Eishockey-Meisterschafts-Finale: Underdogs im Sommernachtstraum
Am Donnerstagabend könnten die Berliner Eisbären zum ersten Mal seit 2013 wieder Meister werden. Doch selbst ohne Titel war das eine Saison der Superlative.
Die Eisbären können heute schaffen, was im Sport gern als „Wunder“ bezeichnet wird. Wenn sie in München gewinnen, werden die Berliner doch noch Deutscher Meister im Eishockey. Nach drei Niederlagen in den ersten vier Spielen hatte das kaum noch jemand erwartet.
Selbst die eigenen, normalerweise lauten Fans verloren nach dem scheinbar uneinholbaren 1:3-Rückstand vor einer knappen Woche zwischenzeitlich kurz die Sprache und verließen verdrossen schweigend die Halle am Ostbahnhof. Aber jetzt, nach zwei hart erkämpften Siegen hintereinander, zuletzt am Dienstag 5:3-Heimsieg, steht es nun nach Spielen 3:3 und im Spiel sieben fällt die Entscheidung.
Es ist also wirklich spannend. Wie bei der überraschenden Siegesserie der deutschen Silbermedaillengewinner bei den Olympischen Spielen im Februar interessieren sich plötzlich auch solche fachfremden Menschen für Eishockey, für die ein Puck bisher keine Scheibe, sondern eine Figur aus Shakespeares Sommernachtstraum gewesen ist. Den erleben jetzt die Eisbären: Auch bei Badewetter in Berlin sind alle Spiele ausverkauft.
Das eigentliche Wunder aber ist nicht der sportliche Erfolg, der dem Hauptstadtklub in ähnlicher Weise auch früher schon gelungen ist. Wirklich fantastisch ist vielmehr, dass die Eisbären in dieser Finalserie als Underdogs wahrgenommen und entsprechend gefeiert werden.
Auch zugereiste Eishockey-Fans mit fränkischem Migrationshintergrund und ehemalige Juso-Funktionäre aus Hannover stehen deshalb jetzt auf der Tribüne und schreien „Wir wollen die Eisbären sehen!“ Wie kann das sein? Woher kommt so viel Begeisterung, ja geradezu uneingeschränkte Solidarität für einen Verein, der seit Jahren von einem amerikanischen Milliardär finanziert wird und der seine Heimspiele in einer „Mercedes Benz Arena“ austrägt?
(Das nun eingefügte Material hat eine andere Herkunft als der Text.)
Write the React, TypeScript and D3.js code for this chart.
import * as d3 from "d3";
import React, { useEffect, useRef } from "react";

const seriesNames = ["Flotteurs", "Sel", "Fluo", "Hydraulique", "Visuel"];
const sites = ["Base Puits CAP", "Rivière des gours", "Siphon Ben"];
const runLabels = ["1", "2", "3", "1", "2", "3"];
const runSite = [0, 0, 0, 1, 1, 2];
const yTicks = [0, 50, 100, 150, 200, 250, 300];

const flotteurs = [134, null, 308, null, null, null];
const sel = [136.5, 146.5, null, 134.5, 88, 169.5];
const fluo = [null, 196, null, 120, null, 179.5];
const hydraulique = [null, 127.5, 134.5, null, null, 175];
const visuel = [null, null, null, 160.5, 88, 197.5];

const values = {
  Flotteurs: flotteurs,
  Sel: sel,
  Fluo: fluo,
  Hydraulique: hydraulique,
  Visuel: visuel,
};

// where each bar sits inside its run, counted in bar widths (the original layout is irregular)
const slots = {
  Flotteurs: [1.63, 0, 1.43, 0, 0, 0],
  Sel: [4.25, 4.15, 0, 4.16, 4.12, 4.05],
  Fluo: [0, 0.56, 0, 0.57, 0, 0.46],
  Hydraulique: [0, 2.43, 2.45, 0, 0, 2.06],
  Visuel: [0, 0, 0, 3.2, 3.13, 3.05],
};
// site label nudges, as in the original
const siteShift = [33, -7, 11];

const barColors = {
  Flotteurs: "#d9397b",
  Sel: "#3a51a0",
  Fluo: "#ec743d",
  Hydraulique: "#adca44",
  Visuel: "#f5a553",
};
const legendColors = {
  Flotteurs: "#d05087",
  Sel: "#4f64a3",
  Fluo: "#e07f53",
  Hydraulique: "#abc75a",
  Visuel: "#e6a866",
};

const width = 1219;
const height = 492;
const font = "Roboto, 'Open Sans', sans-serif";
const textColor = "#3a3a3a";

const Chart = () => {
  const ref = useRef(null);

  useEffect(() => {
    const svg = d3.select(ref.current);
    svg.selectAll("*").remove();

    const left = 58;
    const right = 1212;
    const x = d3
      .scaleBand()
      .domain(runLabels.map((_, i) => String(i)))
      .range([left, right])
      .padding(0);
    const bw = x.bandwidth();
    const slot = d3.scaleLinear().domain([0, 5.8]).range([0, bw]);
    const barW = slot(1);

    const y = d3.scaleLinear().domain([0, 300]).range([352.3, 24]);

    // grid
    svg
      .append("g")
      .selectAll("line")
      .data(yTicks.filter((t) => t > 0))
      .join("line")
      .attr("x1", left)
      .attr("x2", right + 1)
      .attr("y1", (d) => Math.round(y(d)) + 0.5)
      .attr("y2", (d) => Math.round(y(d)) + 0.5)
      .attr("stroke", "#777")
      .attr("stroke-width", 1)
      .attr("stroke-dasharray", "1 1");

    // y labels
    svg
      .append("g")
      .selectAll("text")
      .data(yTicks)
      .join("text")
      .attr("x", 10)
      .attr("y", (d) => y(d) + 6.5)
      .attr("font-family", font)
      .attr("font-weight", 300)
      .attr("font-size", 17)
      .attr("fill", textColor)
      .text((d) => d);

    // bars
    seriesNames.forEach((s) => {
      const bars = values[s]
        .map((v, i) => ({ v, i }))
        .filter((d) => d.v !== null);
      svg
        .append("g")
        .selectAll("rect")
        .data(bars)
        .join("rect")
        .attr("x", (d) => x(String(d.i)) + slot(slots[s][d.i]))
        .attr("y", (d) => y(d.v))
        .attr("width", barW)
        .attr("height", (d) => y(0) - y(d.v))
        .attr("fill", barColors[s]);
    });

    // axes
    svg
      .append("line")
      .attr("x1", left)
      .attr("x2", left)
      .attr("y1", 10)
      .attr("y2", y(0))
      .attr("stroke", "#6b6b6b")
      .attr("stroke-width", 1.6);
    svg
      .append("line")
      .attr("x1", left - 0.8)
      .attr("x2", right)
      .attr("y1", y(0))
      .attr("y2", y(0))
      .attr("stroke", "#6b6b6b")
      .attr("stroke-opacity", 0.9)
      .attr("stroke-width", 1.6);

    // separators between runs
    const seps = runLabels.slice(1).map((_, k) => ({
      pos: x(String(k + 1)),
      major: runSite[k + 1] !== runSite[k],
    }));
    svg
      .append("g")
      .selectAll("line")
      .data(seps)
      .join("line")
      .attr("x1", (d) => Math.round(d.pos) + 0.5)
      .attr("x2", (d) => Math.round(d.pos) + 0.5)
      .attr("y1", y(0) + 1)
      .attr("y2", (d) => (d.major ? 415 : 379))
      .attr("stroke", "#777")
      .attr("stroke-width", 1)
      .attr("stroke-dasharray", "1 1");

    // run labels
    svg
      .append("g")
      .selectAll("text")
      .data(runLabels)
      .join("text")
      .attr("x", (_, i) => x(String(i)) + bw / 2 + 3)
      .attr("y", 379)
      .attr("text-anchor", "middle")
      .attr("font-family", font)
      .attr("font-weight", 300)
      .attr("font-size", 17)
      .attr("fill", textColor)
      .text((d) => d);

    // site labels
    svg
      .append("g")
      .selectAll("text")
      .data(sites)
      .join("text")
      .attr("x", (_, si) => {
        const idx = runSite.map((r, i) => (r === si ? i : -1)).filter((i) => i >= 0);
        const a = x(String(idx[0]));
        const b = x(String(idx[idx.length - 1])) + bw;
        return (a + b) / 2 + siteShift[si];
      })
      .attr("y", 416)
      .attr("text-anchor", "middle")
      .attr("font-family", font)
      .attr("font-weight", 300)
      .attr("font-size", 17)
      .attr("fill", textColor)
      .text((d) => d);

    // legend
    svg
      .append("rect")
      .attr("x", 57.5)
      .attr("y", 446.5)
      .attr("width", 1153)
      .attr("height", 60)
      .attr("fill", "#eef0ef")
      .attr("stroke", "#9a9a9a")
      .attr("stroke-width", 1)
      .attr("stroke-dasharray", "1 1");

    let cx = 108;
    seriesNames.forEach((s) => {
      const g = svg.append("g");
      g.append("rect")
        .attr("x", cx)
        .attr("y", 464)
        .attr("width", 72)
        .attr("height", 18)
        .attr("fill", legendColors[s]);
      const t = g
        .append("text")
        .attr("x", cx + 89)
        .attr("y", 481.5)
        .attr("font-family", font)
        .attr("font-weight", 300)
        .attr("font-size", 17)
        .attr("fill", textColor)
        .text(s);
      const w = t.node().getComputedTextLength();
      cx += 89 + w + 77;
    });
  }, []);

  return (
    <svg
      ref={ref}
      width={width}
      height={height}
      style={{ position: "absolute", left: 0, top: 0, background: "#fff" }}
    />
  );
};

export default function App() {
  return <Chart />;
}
Das liegt zum einen an dem Bedürfnis vieler, wenigstens für zwei, drei Stunden die harte kapitalistische Realität zu vergessen und in Nostalgie zu schwelgen. Und an der Fähigkeit des Eisbären-Managements, dieses Bedürfnis geradezu genial zu bedienen: Wer denkt an die Millionen des Vereinsbestimmers aus den USA, wenn das Vereinslied von den Puhdys und die Nationalhymne von Silly gespielt wird? Wer möchte über die hohen Gehälter der zahlreichen Neuzugänge aus Kanada sinnieren, wenn die Mannschaft im traditionellen Weinrot des guten alten SC Dynamo antritt? Die Fans in der Kurve jedenfalls bestimmt nicht, denen der Klub auch nach dem Umzug aus dem „Wellblechpalast“ in Hohenschönhausen bezahlbare Stehplätze anbietet.
Wie, das alles überzeugt Sie nicht? Dann gibt es zum Glück ein Feindbild, das alle Klischees toppt: den Gegner Red Bull München. Wer da nicht „Dynamo!“ schreit, muss auf die Strafbank.